**THE TASK**. Select each line where the word "this" appears.

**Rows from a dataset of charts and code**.
[START]

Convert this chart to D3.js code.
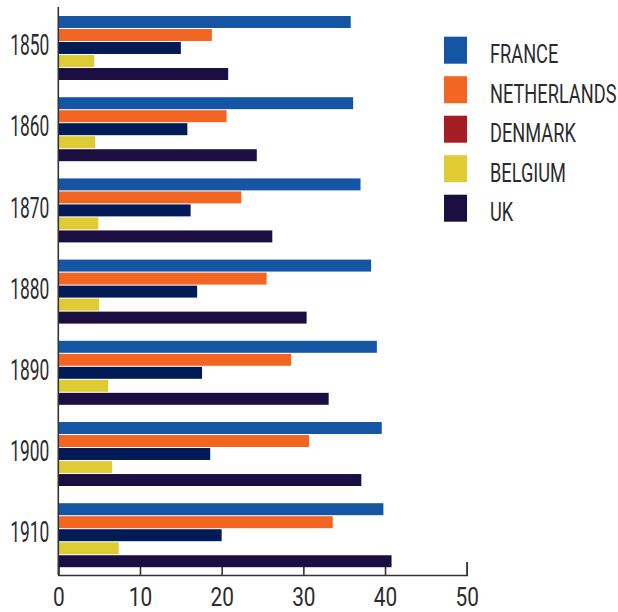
<!DOCTYPE html>
<html>
<head>
<meta charset="utf-8">
<script src="https://cdn.jsdelivr.net/npm/d3@7"></script>
<style>
  html, body { margin: 0; padding: 0; background: #ffffff; }
  svg { display: block; }
  text { font-family: Roboto, "Noto Sans", sans-serif; fill: #2b2b2b; }
</style>
</head>
<body>
<svg id="chart" width="618" height="612"></svg>
<script>
// Shares by year, per country
const years = ["1850", "1860", "1870", "1880", "1890", "1900", "1910"];
const countries = ["FRANCE", "NETHERLANDS", "DENMARK", "BELGIUM", "UK"];
const france      = [35.8, 36.1, 37.0, 38.3, 39.0, 39.6, 39.8];
const netherlands = [18.8, 20.6, 22.4, 25.5, 28.5, 30.7, 33.6];
const denmark     = [15.0, 15.8, 16.2, 17.0, 17.6, 18.6, 20.0];
const belgium     = [4.4, 4.5, 4.9, 5.0, 6.1, 6.6, 7.4];
const uk          = [20.8, 24.3, 26.2, 30.4, 33.1, 37.1, 40.8];
const xTicks = [0, 10, 20, 30, 40, 50];

const legendColors = ["#1455a4", "#f26522", "#a41c24", "#dfcb33", "#1a0f40"];
const barColors    = ["#1455a4", "#f26522", "#001b56", "#dfcb33", "#1a0f40"];

const seriesValues = [france, netherlands, denmark, belgium, uk];
const rows = years.map((yr, i) => ({
  year: yr,
  values: countries.map((c, k) => ({ country: c, k, value: seriesValues[k][i] }))
}));

const svg = d3.select("#chart");

const x = d3.scaleLinear().domain([0, 50]).range([58.3, 466.7]);
const y0 = d3.scaleBand().domain(years).range([8, 573])
  .paddingInner(0.212).paddingOuter(0.085).align(0.58);
const y1 = d3.scaleBand().domain(countries).range([0, y0.bandwidth()]).paddingInner(0.08);

const axisY = 575;

// bottom axis: ticks point up into the plot
const xAxis = svg.append("g")
  .attr("transform", `translate(0,${axisY})`)
  .call(d3.axisBottom(x).tickValues(xTicks).tickSize(-13).tickPadding(12.5));
xAxis.select(".domain").attr("stroke", "#333").attr("stroke-width", 1.6);
xAxis.selectAll(".tick line").attr("stroke", "#333").attr("stroke-width", 1.6);
xAxis.selectAll(".tick text")
  .attr("font-size", 26)
  .attr("font-family", "Roboto, sans-serif")
  .attr("fill", "#2b2b2b")
  .attr("transform", "scale(0.8,1)");

// bars
const groups = svg.append("g").selectAll("g")
  .data(rows).join("g")
  .attr("transform", d => `translate(0,${y0(d.year)})`);

groups.selectAll("rect")
  .data(d => d.values).join("rect")
  .attr("x", x(0))
  .attr("y", d => y1(d.country))
  .attr("width", d => x(d.value) - x(0))
  .attr("height", y1.bandwidth())
  .attr("fill", d => barColors[d.k]);

// left axis line
svg.append("line")
  .attr("x1", x(0)).attr("x2", x(0))
  .attr("y1", 7).attr("y2", axisY)
  .attr("stroke", "#333").attr("stroke-width", 1.6);

// year labels
const yAxis = svg.append("g")
  .attr("transform", `translate(${x(0)},-2)`)
  .call(d3.axisLeft(y0).tickSize(0).tickPadding(0));
yAxis.select(".domain").remove();
yAxis.selectAll(".tick text")
  .attr("x", 0)
  .attr("font-size", 29)
  .attr("font-family", "Roboto, sans-serif")
  .attr("fill", "#2b2b2b")
  .attr("text-anchor", "end")
  .attr("transform", "translate(-9,0) scale(0.6,1)");

// legend
const legend = svg.append("g").selectAll("g")
  .data(countries).join("g")
  .attr("transform", (d, i) => `translate(444,${36.7 + i * 39.5})`);
legend.append("rect")
  .attr("width", 23).attr("height", 27)
  .attr("fill", (d, i) => legendColors[i]);
legend.append("text")
  .attr("transform", "translate(46,26.6) scale(0.7,1)")
  .attr("font-size", 26)
  .text(d => d);
</script>
</body>
</html>
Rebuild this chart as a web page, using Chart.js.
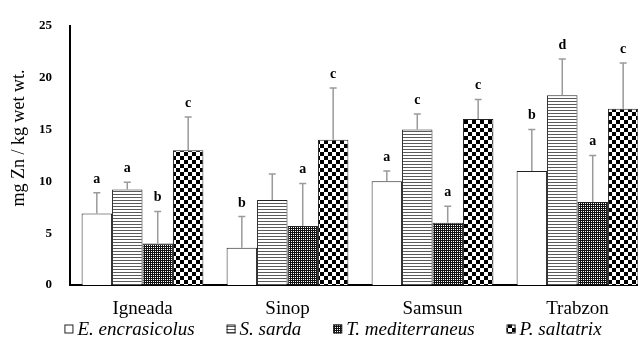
<!DOCTYPE html>
<html>
<head>
<meta charset="utf-8">
<script src="https://cdn.jsdelivr.net/npm/chart.js@4.4.0/dist/chart.umd.min.js"></script>
<style>
  html, body { margin: 0; padding: 0; overflow: hidden; background: #fff; }
  #wrap { width: 660px; height: 345px; }
</style>
</head>
<body>
<div id="wrap"><canvas id="znChart" width="660" height="345"></canvas></div>
<script>
// data
const sites = ["Igneada", "Sinop", "Samsun", "Trabzon"];
const speciesNames = ["E. encrasicolus", "S. sarda", "T. mediterraneus", "P. saltatrix"];

const encrasicolus = [6.9, 3.6, 10.0, 11.0];
const sarda        = [9.2, 8.2, 15.0, 18.3];
const mediterran   = [4.0, 5.7, 6.0, 8.0];
const saltatrix    = [13.0, 14.0, 16.0, 17.0];

const encrasicolusErr = [2.0, 3.0, 1.0, 4.0];
const sardaErr        = [0.7, 2.5, 1.5, 3.5];
const mediterranErr   = [3.1, 4.1, 1.6, 4.5];
const saltatrixErr    = [3.2, 5.0, 1.9, 4.4];

const encrasicolusLetters = ["a", "b", "a", "b"];
const sardaLetters        = ["a", "", "c", "d"];
const mediterranLetters   = ["b", "a", "a", "a"];
const saltatrixLetters    = ["c", "c", "c", "c"];

const yTicks = [0, 5, 10, 15, 20, 25];

const serif = "'Liberation Serif', 'Times New Roman', serif";

// fill patterns
function makePattern(w, h, draw) {
  var c = document.createElement("canvas");
  c.width = w; c.height = h;
  var g = c.getContext("2d");
  g.fillStyle = "#fff";
  g.fillRect(0, 0, w, h);
  draw(g);
  return document.getElementById("znChart").getContext("2d").createPattern(c, "repeat");
}

const fillWhite = "#ffffff";
const fillStripes = makePattern(4, 3, function(g){
  g.fillStyle = "#5a5a5a";
  g.fillRect(0, 2, 4, 1);
});
const fillFine = makePattern(2, 2, function(g){
  g.fillStyle = "#111";
  g.fillRect(0, 0, 2, 2);
  g.fillStyle = "#fff";
  g.fillRect(1, 1, 1, 1);
});
const fillChecker = makePattern(8, 8, function(g){
  g.fillStyle = "#000";
  g.fillRect(0, 0, 4, 4);
  g.fillRect(4, 4, 4, 4);
});

// error bars + letters
const errorBarPlugin = {
  id: "errorBars",
  afterDatasetsDraw(chart) {
    const ctx = chart.ctx;
    const y = chart.scales.y;
    ctx.save();
    chart.data.datasets.forEach(function(ds, i){
      const meta = chart.getDatasetMeta(i);
      meta.data.forEach(function(bar, j){
        const top = y.getPixelForValue(ds.data[j] + ds.errors[j]);
        ctx.strokeStyle = "#9a9a9a";
        ctx.lineWidth = 1.5;
        ctx.beginPath();
        ctx.moveTo(bar.x, bar.y);
        ctx.lineTo(bar.x, top);
        ctx.moveTo(bar.x - 3.5, top);
        ctx.lineTo(bar.x + 3.5, top);
        ctx.stroke();
        if (ds.letters[j]) {
          ctx.fillStyle = "#000";
          ctx.font = "bold 14px " + serif;
          ctx.textAlign = "center";
          ctx.textBaseline = "alphabetic";
          ctx.fillText(ds.letters[j], bar.x, top - 10);
        }
      });
    });
    ctx.restore();
  }
};

// y title and legend drawn by hand
const extrasPlugin = {
  id: "extras",
  afterDraw(chart) {
    const ctx = chart.ctx;
    ctx.save();
    ctx.fillStyle = "#000";
    ctx.font = "18px " + serif;
    ctx.translate(19, 138);
    ctx.rotate(-Math.PI / 2);
    ctx.textAlign = "center";
    ctx.textBaseline = "middle";
    ctx.fillText("mg Zn / kg wet wt.", 0, 0);
    ctx.restore();

    ctx.save();
    ctx.font = "italic 19px " + serif;
    const box = 9, gapText = 4, gapItem = 32;
    const items = chart.data.datasets.map(function(ds){
      return { ds: ds, w: box + gapText + ctx.measureText(ds.label).width };
    });
    let total = 0;
    items.forEach(function(it){ total += it.w; });
    total += gapItem * (items.length - 1);
    let x = chart.width / 2 + 3 - total / 2;
    const cy = 329;
    items.forEach(function(it){
      ctx.fillStyle = it.ds.backgroundColor;
      ctx.fillRect(x, cy - box / 2, box, box);
      ctx.strokeStyle = "#222";
      ctx.lineWidth = 1;
      ctx.strokeRect(x + 0.5, cy - box / 2 + 0.5, box - 1, box - 1);
      ctx.fillStyle = "#000";
      ctx.textAlign = "left";
      ctx.textBaseline = "middle";
      ctx.fillText(it.ds.label, x + box + gapText, cy + 1);
      x += it.w + gapItem;
    });
    ctx.restore();
  }
};

function series(idx, data, err, letters, fill) {
  return {
    label: speciesNames[idx],
    data: data,
    errors: err,
    letters: letters,
    backgroundColor: fill,
    borderColor: "#222",
    borderWidth: 1,
    categoryPercentage: 0.84,
    barPercentage: 1.0
  };
}

const znChart = new Chart("znChart", {
  type: "bar",
  data: {
    labels: sites,
    datasets: [
      series(0, encrasicolus, encrasicolusErr, encrasicolusLetters, fillWhite),
      series(1, sarda, sardaErr, sardaLetters, fillStripes),
      series(2, mediterran, mediterranErr, mediterranLetters, fillFine),
      series(3, saltatrix, saltatrixErr, saltatrixLetters, fillChecker)
    ]
  },
  options: {
    responsive: false,
    animation: false,
    layout: { padding: { top: 23, right: 10, left: 0, bottom: 0 } },
    plugins: {
      legend: { display: false },
      tooltip: { enabled: false }
    },
    scales: {
      x: {
        grid: { display: false },
        border: { display: true, color: "#000", width: 2 },
        ticks: { color: "#000", padding: 5, font: { family: serif, size: 19 } },
        afterFit: function(s){ s.height = 60; }
      },
      y: {
        min: 0,
        max: 25,
        grid: { display: false, drawTicks: false },
        border: { display: true, color: "#000", width: 2 },
        afterBuildTicks: function(s){ s.ticks = yTicks.map(function(v){ return { value: v }; }); },
        ticks: { color: "#000", padding: 18, font: { family: serif, size: 13, weight: "bold" } },
        afterFit: function(s){ s.width = 70; }
      }
    }
  },
  plugins: [errorBarPlugin, extrasPlugin]
});
</script>
</body>
</html>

[END]

**REPLY TO THE EXERCISE**.
Convert this chart to D3.js code.
Rebuild this chart as a web page, using Chart.js.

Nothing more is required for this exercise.